Yesterday was a killer day at work: back-to-back meetings with two separate room set-ups, food, taking minutes at both. On the other hand, I love seeing the faculty members, and received an almost embarrassing number of compliments on my work and helpfulness. It still seems to me that I'm only doing my job correctly, which apparently my predecessors did not. Mid-April will be a year since I started, and almost all of it comes easily now -- though the work is so varied that I'm never bored. And I happen to have an awesome crop of interns this term, two college and one high school. My first-choice college intern withdrew after the interview (she needed to take a paying job), but my second choice was a very close second, and she's been wonderful. I suppose I get some credit for choosing all three.

I wanted to see Kahani last night - it opened in Manhattan, and the Indian songwriters Vishal and Shehkar were supposed to be in attendance. But I was short of money, and also laden with perishable leftovers from the meeting food, so it didn't happen.

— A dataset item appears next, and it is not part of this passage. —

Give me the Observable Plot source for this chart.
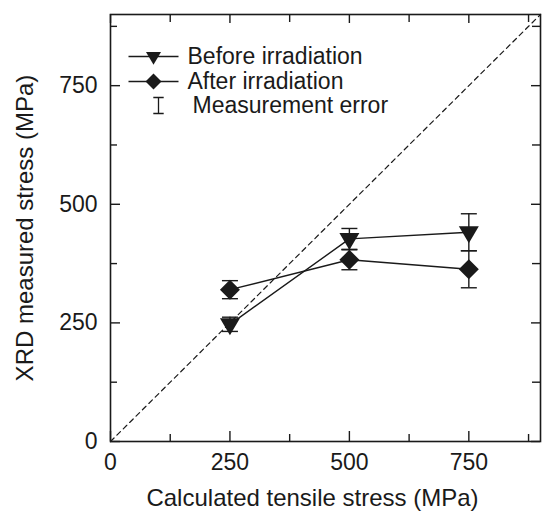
<!DOCTYPE html>
<html><head><meta charset="utf-8">
<script src="https://cdn.jsdelivr.net/npm/d3@7"></script>
<script src="https://cdn.jsdelivr.net/npm/@observablehq/plot@0.6"></script>
<style>body{margin:0;background:#fff;} #chart{position:relative;width:544px;height:519px}</style>
</head><body><div id="chart"></div>
<script>
// ---- data ----
const calculated = [250, 500, 750];
const beforeIrr = [247, 427, 441];
const beforeErr = [15, 22, 39];
const afterIrr = [320, 383, 363];
const afterErr = [19, 21, 39];
const majorTicks = [0, 250, 500, 750];
const minorTicks = [125, 375, 625, 875];
const axisDomain = [0, 900];
const legendLabels = ["Before irradiation", "After irradiation", "Measurement error"];
const xLabel = "Calculated tensile stress (MPa)";
const yLabel = "XRD measured stress (MPa)";

// ---- layout ----
const W = 544, H = 519;
const mL = 110, mR = 4, mT = 14, mB = 78;
const iw = W - mL - mR, ih = H - mT - mB;
const ink = "#1a1a1a";

const before = calculated.map((x, i) => ({x, y: beforeIrr[i], e: beforeErr[i]}));
const after = calculated.map((x, i) => ({x, y: afterIrr[i], e: afterErr[i]}));

// custom symbols (size = r^2 * PI)
const rOf = s => Math.sqrt(s / Math.PI);
const triDown = {draw(c, s) { const r = rOf(s); c.moveTo(-r, -0.6 * r); c.lineTo(r, -0.6 * r); c.lineTo(0, 1.1 * r); c.closePath(); }};
const diamond = {draw(c, s) { const r = rOf(s); c.moveTo(0, -r); c.lineTo(r, 0); c.lineTo(0, r); c.lineTo(-r, 0); c.closePath(); }};
const hbar = {draw(c, s) { const r = rOf(s); c.moveTo(-r, 0); c.lineTo(r, 0); }};
const ibeam = {draw(c, s) { const r = rOf(s); const w = 0.65 * r; c.moveTo(-w, -r); c.lineTo(w, -r); c.moveTo(0, -r); c.lineTo(0, r); c.moveTo(-w, r); c.lineTo(w, r); }};

function seriesMarks(data, symbol, r) {
  return [
    Plot.line(data, {x: "x", y: "y", stroke: ink, strokeWidth: 1.4}),
    Plot.ruleX(data, {x: "x", y1: d => d.y - d.e, y2: d => d.y + d.e, stroke: ink, strokeWidth: 1.4}),
    Plot.dot(data, {x: "x", y: d => d.y + d.e, symbol: hbar, r: 8, stroke: ink, strokeWidth: 1.4}),
    Plot.dot(data, {x: "x", y: d => d.y - d.e, symbol: hbar, r: 8, stroke: ink, strokeWidth: 1.4}),
    Plot.dot(data, {x: "x", y: "y", symbol, r, fill: ink, stroke: "none"})
  ];
}

const legendRowsDy = [42, 67, 91];
const legendText = (i, dx) => Plot.text([legendLabels[i]], {frameAnchor: "top-left", dx, dy: legendRowsDy[i], text: d => d, textAnchor: "start", lineAnchor: "middle", fontSize: 23, fill: ink});

const chart = Plot.plot({
  width: W, height: H,
  marginLeft: mL, marginRight: mR, marginTop: mT, marginBottom: mB,
  style: {fontFamily: "'Liberation Sans', Arial, sans-serif", fontSize: "23px", color: ink, background: "#fff"},
  x: {domain: axisDomain},
  y: {domain: axisDomain},
  marks: [
    // diagonal y = x
    Plot.line(axisDomain, {x: d => d, y: d => d, stroke: ink, strokeWidth: 1.2, strokeDasharray: "5,4"}),
    ...seriesMarks(before, triDown, 10),
    ...seriesMarks(after, diamond, 10),
    // inward ticks
    Plot.tickX(majorTicks, {x: d => d, insetTop: ih - 10, stroke: ink, strokeWidth: 1.4}),
    Plot.tickX(minorTicks, {x: d => d, insetTop: ih - 7, stroke: ink, strokeWidth: 1.4}),
    Plot.tickX(majorTicks, {x: d => d, insetBottom: ih - 9, stroke: ink, strokeWidth: 1.4}),
    Plot.tickX(minorTicks, {x: d => d, insetBottom: ih - 8, stroke: ink, strokeWidth: 1.4}),
    Plot.tickY(majorTicks, {y: d => d, insetRight: iw - 10, stroke: ink, strokeWidth: 1.4}),
    Plot.tickY(minorTicks, {y: d => d, insetRight: iw - 7, stroke: ink, strokeWidth: 1.4}),
    Plot.tickY(majorTicks, {y: d => d, insetLeft: iw - 9, stroke: ink, strokeWidth: 1.4}),
    Plot.tickY(minorTicks, {y: d => d, insetLeft: iw - 8, stroke: ink, strokeWidth: 1.4}),
    Plot.frame({stroke: ink, strokeWidth: 1.6}),
    Plot.axisX({ticks: majorTicks, tickSize: 0, tickPadding: 12, tickFormat: d => d, label: null, fontSize: 23}),
    Plot.axisY({ticks: majorTicks, tickSize: 0, tickPadding: 13, tickFormat: d => d, label: null, fontSize: 23}),
    // axis titles
    Plot.text([xLabel], {frameAnchor: "bottom", dx: -13, dy: 57, text: d => d, textAnchor: "middle", lineAnchor: "middle", fontSize: 24, fill: ink}),
    Plot.text([yLabel], {frameAnchor: "left", dx: -85, dy: 0, rotate: -90, text: d => d, textAnchor: "middle", lineAnchor: "middle", fontSize: 24, fill: ink}),
    // legend
    Plot.dot([0], {frameAnchor: "top-left", dx: 43, dy: legendRowsDy[0], symbol: hbar, r: 25, stroke: ink, strokeWidth: 1.4}),
    Plot.dot([0], {frameAnchor: "top-left", dx: 43, dy: legendRowsDy[0], symbol: triDown, r: 7.5, fill: ink}),
    Plot.dot([0], {frameAnchor: "top-left", dx: 43, dy: legendRowsDy[1], symbol: hbar, r: 25, stroke: ink, strokeWidth: 1.4}),
    Plot.dot([0], {frameAnchor: "top-left", dx: 43, dy: legendRowsDy[1], symbol: diamond, r: 8, fill: ink}),
    Plot.dot([0], {frameAnchor: "top-left", dx: 48, dy: legendRowsDy[2], symbol: ibeam, r: 8, stroke: ink, strokeWidth: 1.3}),
    legendText(0, 77),
    legendText(1, 77),
    legendText(2, 82)
  ]
});
document.getElementById("chart").appendChild(chart);
</script>
</body></html>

So I learned on Twitter that my Brooklyn homeboy, John Ortiz of Luck, and the great Indian actor Anupam Kher, worked together in a new film opening later this year. So must see The Silver Lining Playbook when it opens. Have to get to movie theaters more, period.

And while I'm there...my @northofconey handle seems to be attracting a lot of attention from various Brooklyn peeps and entities. I'm being followed by Tricia Vita of Amusing the Zillion, the great Coney Island blog. And even more exciting, I'm being followed by Dick Zigun, "the mayor of Coney Island." I've always been such a fan of his. He's the dude who started promoting and preserving old Coney Island, founding the Mermaid Parade, the Coney Island museum, and the non-profit which runs it all. He brought back the sideshow to CI. He's a tattooed saint, I tell you.

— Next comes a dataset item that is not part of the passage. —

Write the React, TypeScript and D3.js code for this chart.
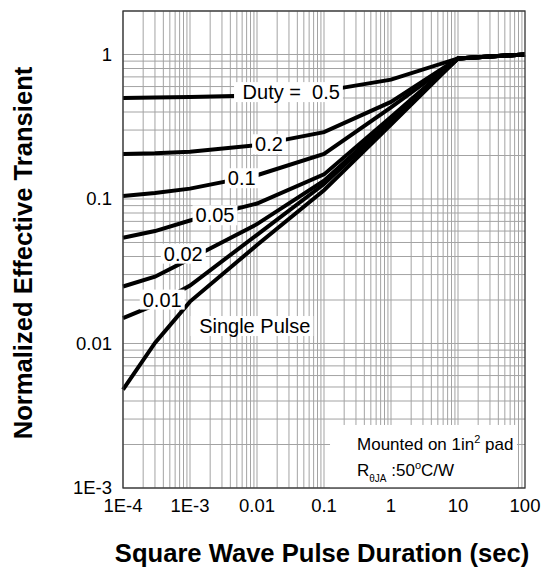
import React, { useEffect, useRef } from 'react';
import * as d3 from 'd3';

// Pulse duration (sec)
const pulseTimes = [1e-4, 3e-4, 1e-3, 1e-2, 0.1, 1, 10, 100];
// Normalized effective transient thermal impedance per duty cycle
const duty050 = [0.5, 0.503, 0.508, 0.52, 0.56, 0.67, 0.94, 1.0];
const duty020 = [0.205, 0.207, 0.212, 0.236, 0.29, 0.47, 0.94, 1.0];
const duty010 = [0.105, 0.11, 0.118, 0.146, 0.205, 0.43, 0.94, 1.0];
const duty005 = [0.054, 0.06, 0.071, 0.093, 0.148, 0.37, 0.94, 1.0];
const duty002 = [0.0248, 0.029, 0.0385, 0.067, 0.134, 0.353, 0.94, 1.0];
const duty001 = [0.015, 0.0185, 0.0252, 0.0565, 0.127, 0.344, 0.94, 1.0];
const singlePulse = [0.0048, 0.0101, 0.0195, 0.048, 0.115, 0.327, 0.94, 1.0];

const seriesList = [duty050, duty020, duty010, duty005, duty002, duty001, singlePulse];

// Curve labels (centre position in data units)
const labelTexts = [' Duty =  0.5', '0.2', '0.1', '0.05', '0.02', '0.01', ' Single Pulse'];
const labelX = [0.0295, 0.0151, 0.00592, 0.00236, 7.94e-4, 3.85e-4, 0.00841];
const labelY = [0.551, 0.24, 0.1397, 0.0774, 0.042, 0.0202, 0.01325];

const xTickValues = [1e-4, 1e-3, 1e-2, 0.1, 1, 10, 100];
const xTickLabels = ['1E-4', '1E-3', '0.01', '0.1', '1', '10', '100'];
const yTickValues = [1e-3, 1e-2, 0.1, 1];
const yTickLabels = ['1E-3', '0.01', '0.1', '1'];

const xTitle = 'Square Wave Pulse Duration (sec)';
const yTitle = 'Normalized Effective Transient';

// Note box extent (data units)
const noteBoxX = [0.123, 76];
const noteBoxY = [1e-3, 0.00273];

const W = 547;
const H = 569;
const FONT = '"Liberation Sans", Arial, Helvetica, sans-serif';

export default function App() {
  const ref = useRef<SVGSVGElement>(null);

  useEffect(() => {
    const svg = d3.select(ref.current);
    svg.selectAll('*').remove();

    const x = d3.scaleLog().domain([1e-4, 100]).range([123, 525]);
    const y = d3.scaleLog().domain([1e-3, 2]).range([488, 11]);

    const [x0, x1] = x.range();
    const [y0, y1] = y.range();

    svg.append('rect').attr('width', W).attr('height', H).attr('fill', '#fff');

    // grid
    const xGrid: number[] = [];
    for (let d = -4; d <= 1; d++) for (let k = 1; k <= 9; k++) xGrid.push(k * Math.pow(10, d));
    const yGrid: number[] = [];
    for (let d = -3; d <= 0; d++) for (let k = 1; k <= 9; k++) yGrid.push(k * Math.pow(10, d));

    const grid = svg.append('g').attr('stroke', '#a3a3a3').attr('stroke-width', 1);
    grid.selectAll('line.gx').data(xGrid).join('line')
      .attr('x1', d => x(d)).attr('x2', d => x(d)).attr('y1', y1).attr('y2', y0);
    grid.selectAll('line.gy').data(yGrid).join('line')
      .attr('class', 'gy')
      .attr('y1', d => y(d)).attr('y2', d => y(d)).attr('x1', x0).attr('x2', x1);

    // curves
    const line = d3.line<number>()
      .x((_, i) => x(pulseTimes[i]))
      .y(d => y(d));
    svg.append('g').selectAll('path').data(seriesList).join('path')
      .attr('d', d => line(d))
      .attr('fill', 'none')
      .attr('stroke', '#000')
      .attr('stroke-width', 4);

    // curve labels with white boxes
    const lg = svg.append('g');
    labelTexts.forEach((t, i) => {
      const g = lg.append('g');
      const rect = g.append('rect').attr('fill', '#fff');
      const txt = g.append('text')
        .attr('x', x(labelX[i]))
        .attr('y', y(labelY[i]))
        .attr('dy', '0.36em')
        .attr('text-anchor', 'middle')
        .attr('font-family', FONT)
        .attr('font-size', 20)
        .attr('fill', '#000')
        .style('white-space', 'pre')
        .attr('xml:space', 'preserve')
        .text(t);
      const bb = (txt.node() as SVGTextElement).getBBox();
      rect.attr('x', bb.x - 3).attr('y', bb.y + 1).attr('width', bb.width + 6).attr('height', bb.height - 2);
    });

    // note box
    svg.append('rect')
      .attr('x', x(noteBoxX[0])).attr('y', y(noteBoxY[1]))
      .attr('width', x(noteBoxX[1]) - x(noteBoxX[0]))
      .attr('height', y(noteBoxY[0]) - y(noteBoxY[1]))
      .attr('fill', '#fff');
    const nx = x(noteBoxX[0]) + 27;
    const ny = y(noteBoxY[1]);
    const t1 = svg.append('text').attr('x', nx).attr('y', ny + 25)
      .attr('font-family', FONT).attr('font-size', 17).attr('fill', '#000');
    t1.append('tspan').text('Mounted on 1in');
    t1.append('tspan').attr('font-size', 11).attr('dy', -7).text('2');
    t1.append('tspan').attr('dy', 7).text('\u00a0pad');
    const t2 = svg.append('text').attr('x', nx).attr('y', ny + 51.5)
      .attr('font-family', FONT).attr('font-size', 17).attr('fill', '#000');
    t2.append('tspan').text('R');
    t2.append('tspan').attr('font-size', 10).attr('dy', 6).text('\u03b8JA');
    t2.append('tspan').attr('dy', -6).text('\u00a0:50');
    t2.append('tspan').attr('font-size', 11).attr('dy', -7).text('o');
    t2.append('tspan').attr('dy', 7).text('C/W');

    // frame
    svg.append('rect')
      .attr('x', x0).attr('y', y1).attr('width', x1 - x0).attr('height', y0 - y1)
      .attr('fill', 'none').attr('stroke', '#333').attr('stroke-width', 1.3);

    // tick labels
    svg.append('g').selectAll('text').data(xTickValues).join('text')
      .attr('x', d => x(d)).attr('y', y0 + 24)
      .attr('text-anchor', 'middle')
      .attr('font-family', FONT).attr('font-size', 18.5).attr('fill', '#000')
      .text((_, i) => xTickLabels[i]);
    svg.append('g').selectAll('text').data(yTickValues).join('text')
      .attr('x', x0 - 11).attr('y', d => y(d))
      .attr('dy', '0.35em')
      .attr('text-anchor', 'end')
      .attr('font-family', FONT).attr('font-size', 18.5).attr('fill', '#000')
      .text((_, i) => yTickLabels[i]);

    // axis titles
    svg.append('text')
      .attr('x', 322).attr('y', 561.5)
      .attr('text-anchor', 'middle')
      .attr('font-family', FONT).attr('font-weight', 'bold').attr('font-size', 25.6)
      .attr('fill', '#000')
      .text(xTitle);
    svg.append('text')
      .attr('transform', 'translate(31.5,253) rotate(-90)')
      .attr('text-anchor', 'middle')
      .attr('font-family', FONT).attr('font-weight', 'bold').attr('font-size', 25.6)
      .attr('fill', '#000')
      .text(yTitle);
  }, []);

  return (
    <svg
      ref={ref}
      width={W}
      height={H}
      style={{ position: 'absolute', left: 0, top: 0, display: 'block' }}
    />
  );
}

And this has led to my finally volunteering to work at this year's Mermaid Parade. Which ought to be awesome, if the sun doesn't clobber me. The late-June event is usually sunny and very hot; the weather gods generally do not permit rain on that day.

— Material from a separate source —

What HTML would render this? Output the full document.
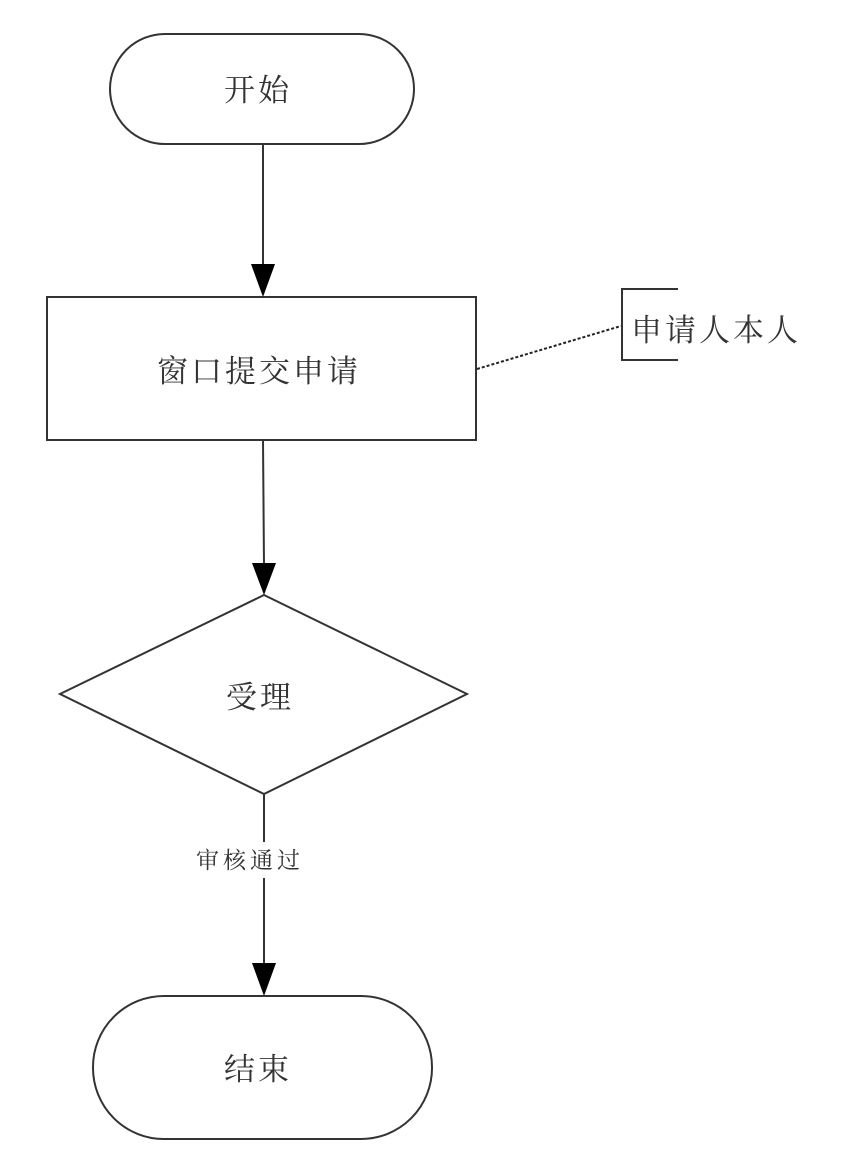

And back to movies, I'm in the middle of watching Ek Ajnabee, based on/inspired by/ripped off from Man on Fire, which was a book and two movies (the 1987 film with Scott Glenn far superior to the 2004 version with Denzel Washington).  The 2005 Indian version stars Amitabh Bachchan, and I realized I hadn't watched anything with him in around a month. I was stunned all over again. He really is marvelous.